“A bullying spouse puts down their partner in order to feel better about themselves.”
~Janvrin & Selleck.
This quote is self-explanatory and is personally relevant to every person in a spousal-type relationship, for bullying is not a label so much as a behaviour we get into when we’re ruled by fear.
So many resist the term “bully” as it’s stigmatised.
Yet a bully is characterised not by the personality trait of bullying but by the behaviour of bullying.
For the person who’s partaking in the bullying behaviour and making life hell for their partner, there must be a way to identify the source of fear and strive past it, feeling hopeful and “safe” again—perhaps even for the first time. (This is one reason why God is great.) Fear and aggression are intrinsically linked; as is often with them (though not always), symptoms of depression.
This spouse, if they’re not normally characterised by this behaviour, may just need to be gently but firmly reminded that this behaviour will not be tolerated.
For the person who’s on the receiving end of the bullying, perhaps it’s time to do some thinking.
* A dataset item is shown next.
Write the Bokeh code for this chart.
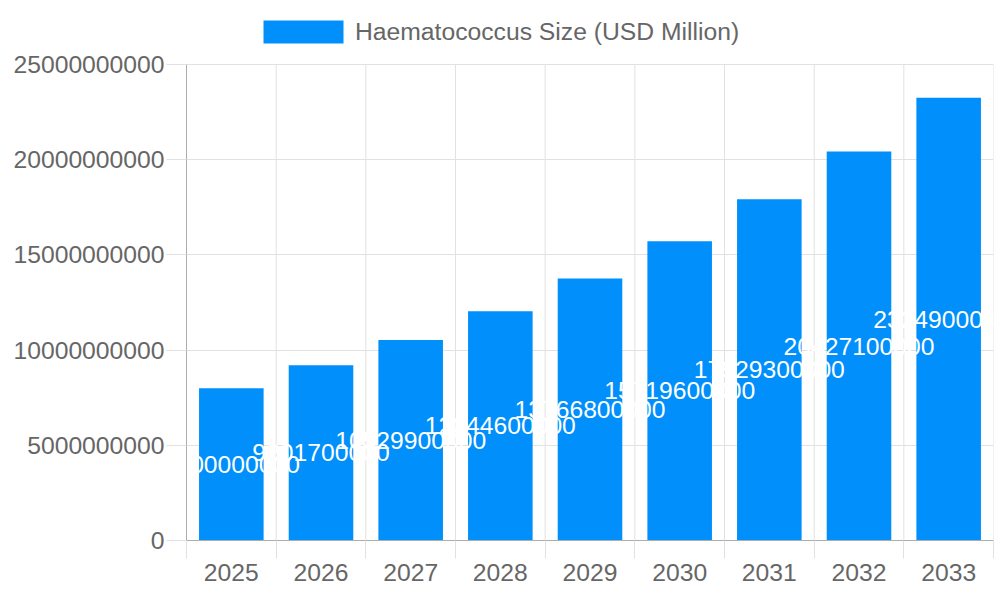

Is your partner characterised by bullying behaviour? Do they bully others too or just you? Is it only certain times or periods that they bully? One thing for certain, they must be engaged in an adult “boundary” conversation when they’ve cooled off. Try not to delay this.
Staying “adult,”[1] strong and emotion-free is critical. Obviously relationship counselling is advised. The problem needs to be addressed.
Finally, to the person who’s doing the bullying—and we’ve all bullied people, without exception—find the source of your unhappiness and lack of self-worth. It will be entirely worth the search, personally and interpersonally. Safety and peace will be yours (and theirs).
© 2010 S. J. Wickham.
[1] Recalling adult behaviour is rational, responsible, reasonable, reliable, realistic and logical. In other words, it’s emotion-free.